Preventative maintenance should be scheduled with consideration to the local climate and how it may affect the performance and longevity of electronic hardware.
If a local provider suggests more frequent maintenance checks during certain parts of the year for a particular site it makes sense as this will affect an organization’s business continuity in case of a failure.
If an organization employs a national provider to maintain a particular set of hardware it will have fewer opportunities to address the specific local conditions affecting the hardware and will have fewer options for preventative maintenance scheduling.
Maintenance supply chains and response windows
When it comes to maintenance, local providers often have the advantage over a distant provider, not just in terms of response time, but in having the parts and personnel needed to fulfill the request.
A local warehouse may have those parts in stock and a local technician may be available for the job, while a distant request may have to wait for the parts and then for the technician to arrive.
All this means that a 4-hour repair window for an access control reader is potentially a 2-day gap in security depending on what that reader controls.
The business continuity costs of having that access reader down are potentially astronomical if the ‘day’ in question sees a break-in at the access point controlled by that reader or even worse the ‘night’ during which the maintenance was scheduled.
The ‘local is expensive’ myth is easily debunked here by the costs of a lost business opportunity or even the costs of a workaround for the breach which may be less secure and more time-consuming.
Integrating security into disaster recovery drills
A paper plan is not a plan and if a physical security plan is truly integrated into a continuity of operations plan it will be tested.
Security providers must be able to participate fully in drills (physical, technical, evacuations, system and power shutdowns etc.) and can provide invaluable insight when they are able to see the plan being implemented in real-life.
A local provider’s patrol teams can only gain experience in responding to potential threats by working with local personnel.
Access control companies can gain real insight on whether a particular lock configuration is viable under certain circumstances.
The reality often is that the plan on paper doesn’t cover everything that is needed for a full response, or certain aspects of it may be missing such as an auxiliary number for the responding patrol or camera blind spots.
Local security teams can be trained to know the limitations and workarounds of the local security setup and procedures.
Accountability and the partnership model
There is a fundamental difference between a provider with an office down the road, local staff that they manage directly and the expectation of rapid response versus a provider which manages your account nationally and your site through a support queue.
Security considerations at all levels, particularly those requiring human intervention, suffer from the distance between your personnel and whoever ends up attending to your request.
Small security considerations with large impact require the intervention of someone who knows your business and not just the procedures set out in your physical security plan.
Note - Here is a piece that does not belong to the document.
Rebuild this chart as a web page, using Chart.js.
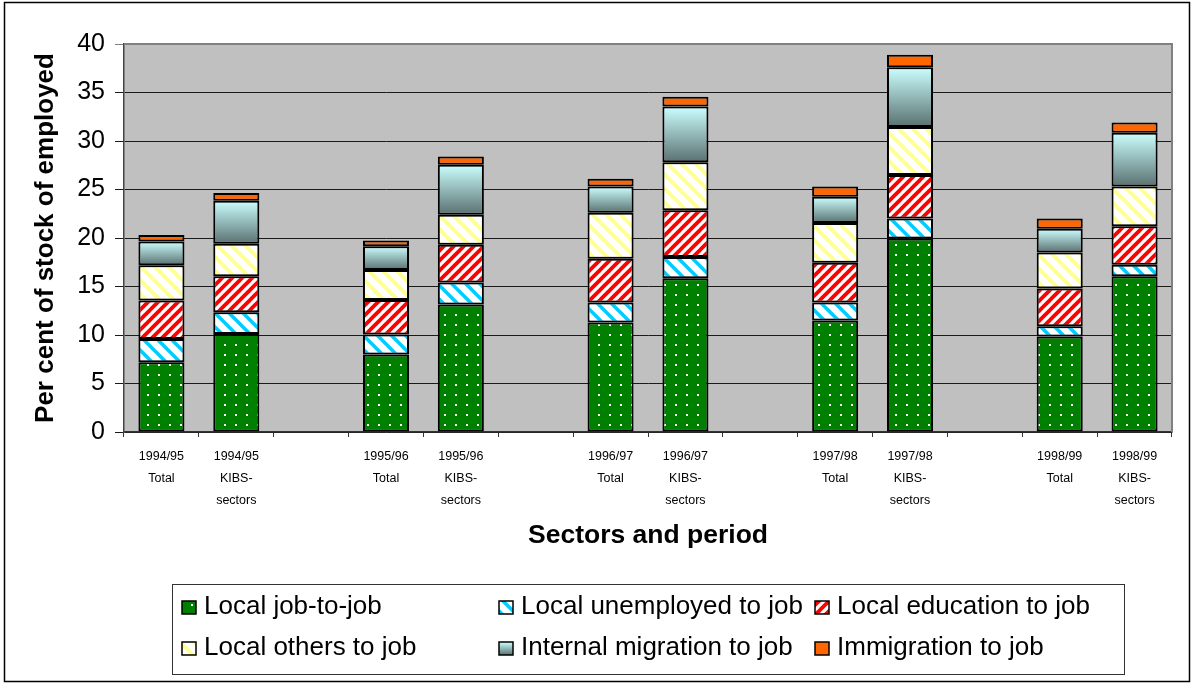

That is the local model in a nut shell.
As your business grows, your security considerations tend to grow in complexity.
More sites are added to your portfolio, the operating hours are extended into the hours currently closed and new lines of business are explored.
Staffing considerations change affecting insurance, health and safety requirements and contract requirements change at a national level.
Certain areas once not considered high-risk, or previously considered low-risk access points suddenly become vital to operations and the continuity planning process needs to address them.
A local security provider is always aware of changes affecting the current continuity of your operations and can respond immediately to changes or new considerations.
A national provider tends to require more time to address these considerations as changes need to be processed and passed down through management.